“Alternative Arrangements” for Irish Border are Backstop by Another Name

26 June 2019, Ross Matthewman

Responding to the report from the Alternative Arrangements Commission on proposals for the Northern Irish border post-Brexit, CIEH has welcomed the proposals but noted they seek to provide the same solutions as the Backstop.

The Alternative Arrangements Commission’s report looks at ways to avoid the “Irish Backstop” included in the Withdrawal Agreement between the United Kingdom and the European Union, and made a series of recommendations to ensure there is no need for a hard border after Brexit.

With food standards being a key border issue, due to strict EU rules on food products entering from a non-member state, the Commission recommends a single zone for food standards across Britain and Ireland which would be closely aligned with the EU.

Gary McFarlane, Northern Ireland Director at CIEH, said:

“Whilst we welcome these tangible proposals to address the serious issue of the Northern Ireland border post-Brexit, these are essentially the same solutions as offered in the existing Backstop, just in another name and with slightly different processes.

Whilst these proposals could lead the way to an agreement, and avoid a hard border, which is of course to be welcomed, many vital questions remain.

With the Commission’s proposals requiring the UK to meet, or even exceed, current EU standards, a new process of assessment and monitoring would need to be created as the EU will need to agree to those standards being equivalent, alongside a new process of verification. This could lead to additional costs and how would these be funded?

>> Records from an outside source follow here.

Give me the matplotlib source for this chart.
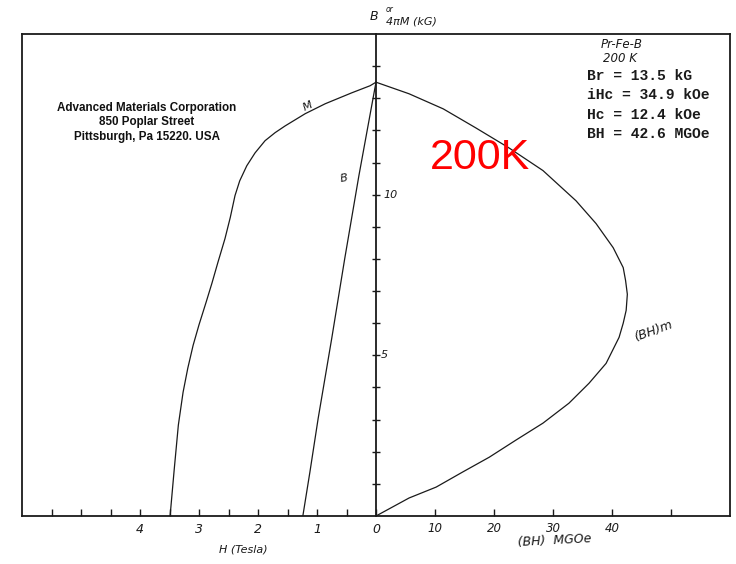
import matplotlib
matplotlib.use("Agg")
import matplotlib.pyplot as plt

# Demagnetisation data, Pr-Fe-B at 200 K
# intrinsic curve 4piM (kG) against reverse field H (Tesla)
h_m = [0.0, -0.10, -0.41, -0.86, -1.20, -1.54, -1.71, -1.88, -2.05, -2.19,
       -2.31, -2.39, -2.47, -2.56, -2.68, -2.78, -2.88, -3.00, -3.10, -3.19,
       -3.27, -3.35, -3.42, -3.49]
m_kg = [13.5, 13.39, 13.17, 12.83, 12.52, 12.14, 11.93, 11.68, 11.30, 10.90,
        10.43, 9.97, 9.29, 8.63, 7.89, 7.25, 6.65, 5.95, 5.31, 4.60,
        3.85, 2.83, 1.45, 0.0]

# normal curve B (kG) against H (Tesla)
h_b = [0.0, -0.29, -0.53, -0.75, -0.98, -1.12, -1.24]
b_kg = [13.5, 10.59, 8.01, 5.53, 3.04, 1.37, 0.0]

# energy product (BH) in MGOe against B (kG)
bh_mgoe = [0.0, 5.6, 11.4, 16.9, 22.5, 28.3, 33.9, 37.3, 40.2, 41.9, 42.3, 42.6,
           42.4, 41.9, 41.2, 39.0, 36.1, 32.7, 28.3, 23.7, 19.2, 14.7, 10.2,
           5.6, 1.2, 0.0]
bh_b_kg = [13.5, 13.14, 12.67, 12.08, 11.46, 10.75, 9.81, 9.10, 8.35, 7.73, 7.33,
           6.9, 6.40, 6.0, 5.56, 4.75, 4.13, 3.51, 2.89, 2.36, 1.83, 1.37, 0.90,
           0.56, 0.12, 0.0]

h_ticks = [-5.5, -5.0, -4.5, -4.0, -3.5, -3.0, -2.5, -2.0, -1.5, -1.0, -0.5, 0.0]
h_labels = ["", "", "", "4", "", "3", "", "2", "", "1", "", "0"]
bh_ticks = [10, 20, 30, 40, 50]
bh_labels = ["10", "20", "30", "40", ""]
b_ticks = list(range(1, 15))

summary = ["Br = 13.5 kG", "iHc = 34.9 kOe", "Hc = 12.4 kOe", "BH = 42.6 MGOe"]
company = ["Advanced Materials Corporation", "850 Poplar Street",
           "Pittsburgh, Pa 15220. USA"]

W, H = 736, 564
INK = "#1a1a1a"
hand = dict(family="DejaVu Sans", style="italic", color=INK)


def px(x, y):
    return x / W, 1 - y / H


fig = plt.figure(figsize=(W / 100, H / 100), dpi=100)
fig.patch.set_facecolor("white")

ax = fig.add_axes([22 / W, 48 / H, 708 / W, 482 / H])
ax.set_xlim(-6, 6)
ax.set_ylim(0, 15)

# second x scale for the energy product, same box
ax_bh = ax.twiny()
ax_bh.set_xlim(-60, 60)

# frame drawn by the BH axes, vertical B axis at H = 0 on the main axes
for side in ["top", "right", "bottom"]:
    ax.spines[side].set_visible(False)
ax.spines["left"].set_position(("data", 0))
ax.spines["left"].set_linewidth(1.3)
ax.spines["left"].set_color(INK)
for side in ["top", "right", "bottom", "left"]:
    ax_bh.spines[side].set_linewidth(1.3)
    ax_bh.spines[side].set_color(INK)

ax.plot(h_m, m_kg, color=INK, lw=0.9)
ax.plot(h_b, b_kg, color=INK, lw=0.9)
ax_bh.plot(bh_mgoe, bh_b_kg, color=INK, lw=0.9)

ax.set_yticks(b_ticks)
ax.tick_params(axis="y", direction="inout", length=6, width=1, color=INK,
               labelleft=False)
ax.set_xticks(h_ticks)
ax.set_xticklabels(h_labels)
ax.tick_params(axis="x", direction="in", length=5, width=1, color=INK, pad=5,
               labelsize=9, labelcolor=INK)
for lab in ax.get_xticklabels():
    lab.set_style("italic")

ax_bh.xaxis.set_ticks_position("bottom")
ax_bh.xaxis.set_label_position("bottom")
ax_bh.set_xticks(bh_ticks)
ax_bh.set_xticklabels(bh_labels)
ax_bh.tick_params(axis="x", direction="in", length=5, width=1, color=INK, pad=4,
                  labelsize=8.5, labelcolor=INK)
for lab in ax_bh.get_xticklabels():
    lab.set_style("italic")

# hand lettering on the chart
ax.text(0.12, 10, "10", fontsize=8, va="center", ha="left", **hand)
ax.text(0.08, 5, "5", fontsize=8, va="center", ha="left", **hand)
ax.text(-1.15, 12.75, "M", fontsize=8, rotation=25, ha="center", va="center", **hand)
ax.text(-0.55, 10.5, "B", fontsize=8, rotation=10, ha="center", va="center", **hand)
ax_bh.text(47, 5.75, "(BH)m", fontsize=9, rotation=20, ha="center", va="center", **hand)

fig.text(*px(374, 16), "B", fontsize=9, ha="center", va="center", **hand)
fig.text(*px(390, 9), "or", fontsize=5.5, ha="center", va="center", **hand)
fig.text(*px(411, 21), "4πM (kG)", fontsize=8, ha="center", va="center", **hand)
fig.text(*px(243, 550), "H (Tesla)", fontsize=8, ha="center", va="center", **hand)
fig.text(*px(555, 541), "(BH)  MGOe", fontsize=9, ha="center", va="center",
         rotation=3, **hand)
fig.text(*px(622, 44), "Pr-Fe-B", fontsize=8.5, ha="center", va="center", **hand)
fig.text(*px(620, 59), "200 K", fontsize=8.5, ha="center", va="center", **hand)

for i, line in enumerate(summary):
    fig.text(*px(587, 76 + i * 19.3), line, fontsize=10.5, family="Liberation Mono",
             weight="bold", ha="left", va="center", color=INK)

for i, line in enumerate(company):
    fig.text(*px(147, 108 + i * 14.5), line, fontsize=8.4, family="Liberation Sans",
             weight="bold", ha="center", va="center", color="#111111")

fig.text(*px(480, 158), "200K", fontsize=31, family="Liberation Sans",
         color="#ff0000", ha="center", va="center")

fig.savefig("out.png", dpi=100, facecolor="white")
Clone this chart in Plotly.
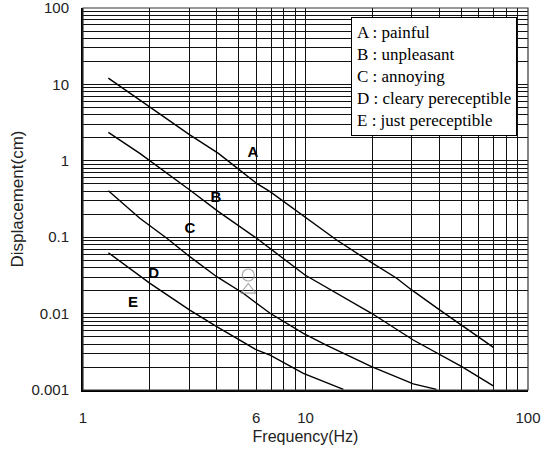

And then there are constitutional questions. If the UK decides to move away from EU standards, what happens if the Northern Irish Executive moves to align itself with the Republic of Ireland as the proposals suggest could happen? This could create divergence between NI Food products and those from Great Britain. And that then raises questions about how GB products entering NI would be dealt with?

Under this scenario, the Scottish Government could ask for similar powers to choose Scotland’s own level of alignment with the EU. Threatening to further fragment the United Kingdom.

We welcome the fact that there appears to be an underlying realisation and acceptance now that we must have a workable agreement between the UK and the EU post EU exit to avoid the necessity for checks on food. There is no technical fix to the problem and without such agreement physical checks are inevitable.

There are a great deal of politics at play, but ensuring food standards and safety across our country after Brexit must remain of paramount importance.”